The current BVA/KC scoring scheme for hip dysplasia (HD) has been in operation since 1984 and since then over 100,000 X-rays have been assessed. Dysplasia means abnormal development, and the degree of hip dysplasia present is indicated by a score assigned to each hip.
The hip score is the sum of the points awarded for each of nine aspects of the X-rays of both hip joints. The minimum hip score is 0 and the maximum is 106 (53 for each hip). The lower the score the less the degree of hip dysplasia present. An average (or mean) score is calculated for all breeds scored under the scheme and advice for breeders is to use only breeding stock with scores well below the breed mean score.
The minimum age for hip scoring is one year, and each dog is only ever scored once under the scheme.
More and more responsible breeders are also (and have been for a number of years) have included scoring for Elbows in their breeding programmes.
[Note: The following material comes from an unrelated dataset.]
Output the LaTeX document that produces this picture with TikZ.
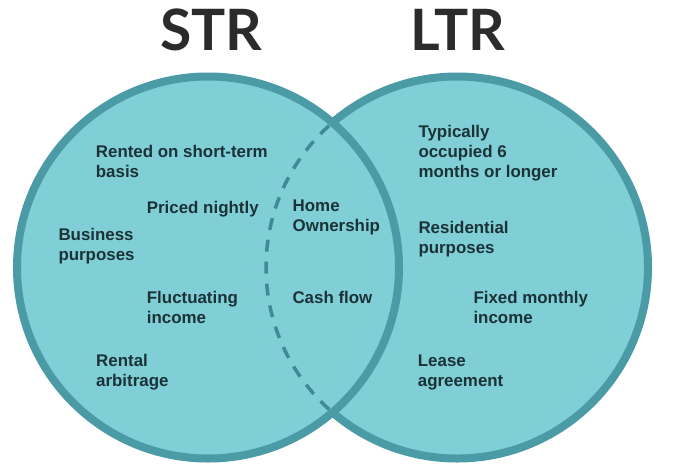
\documentclass[tikz,border=0pt]{standalone}
\usepackage{fontspec}
\setmainfont{Liberation Sans}
\newfontfamily\titlefont{Lato}
\definecolor{fillc}{HTML}{80CFD7}
\definecolor{edgec}{HTML}{4A9BA6}
\definecolor{dashc}{HTML}{3F8A94}
\definecolor{txt}{HTML}{1B3237}
\definecolor{ttl}{HTML}{2B2B2B}
\tikzset{
  setcircle/.style={circle, draw=edgec, fill=fillc, line width=8pt, minimum size=382pt, inner sep=0pt},
  item/.style={anchor=base west, inner sep=0pt, align=left, text=txt,
    font=\bfseries\fontsize{16.9}{20}\selectfont},
  ttlstyle/.style={anchor=base west, inner sep=0pt, text=ttl,
    font=\titlefont\bfseries\fontsize{57}{57}\selectfont}
}
\begin{document}
\begin{tikzpicture}[x=1pt,y=-1pt]
\useasboundingbox (0,0) rectangle (676,475);
\fill[white] (0,0) rectangle (676,475);
\node[setcircle] (R) at (457,267.5) {};
\node[setcircle] (L) at (208,267.5) {};
\begin{scope}
  \clip (208,267.5) circle (187);
  \draw[dashc, line width=3.5pt, dash pattern=on 12pt off 10pt] (457,267.5) circle (191);
\end{scope}
\node[ttlstyle] (str) at (160,50) {STR};
\node[ttlstyle] (ltr) at (410,50) {LTR};
% base anchor of a multi-line node is the baseline of its last line
\node[item] (a1) at (95.7,177.3) {Rented on short-term\\basis};
\node[item] (a2) at (146.7,213.3) {Priced nightly};
\node[item] (a3) at (58.3,260) {Business\\purposes};
\node[item] (a4) at (146.7,323.3) {Fluctuating\\income};
\node[item] (a5) at (96,386.7) {Rental\\arbitrage};
\node[item] (c1) at (292.5,231.7) {Home\\Ownership};
\node[item] (c2) at (292.3,303.3) {Cash flow};
\node[item] (b1) at (418.3,177.3) {Typically\\occupied 6\\months or longer};
\node[item] (b2) at (418.3,253.3) {Residential\\purposes};
\node[item] (b3) at (473.3,323.3) {Fixed monthly\\income};
\node[item] (b4) at (417.7,386.7) {Lease\\agreement};
\end{tikzpicture}
\end{document}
The current BVA/KC scoring scheme for elbow dysplasia (ED) was launched in 1998. An elbow grade is a measure of any evidence of elbow dysplasia (abnormal development). Both elbows are graded (between 0-3), but only the higher grade is used as an overall elbow grade for the dog. The lower the grade the better, with the advice given to breeders from the Kennel Club, is to ideally breed from dogs which have an elbow grade of 0.
Please visit the BVA website for more information.
Being a large breed that grows fast, some puppies can be susceptible to OCD (Osteochondrosis). This is believed to be partly inherited and partly environmental. How you rear your puppy and feed it is very important.
Any screening results received and recorded by the Kennel Club from a British Veterinary Association/Kennel Club (BVA/KC) health scheme or an official Kennel Club DNA testing scheme on KC registered dogs can be found at KC Health Tests Results Finder.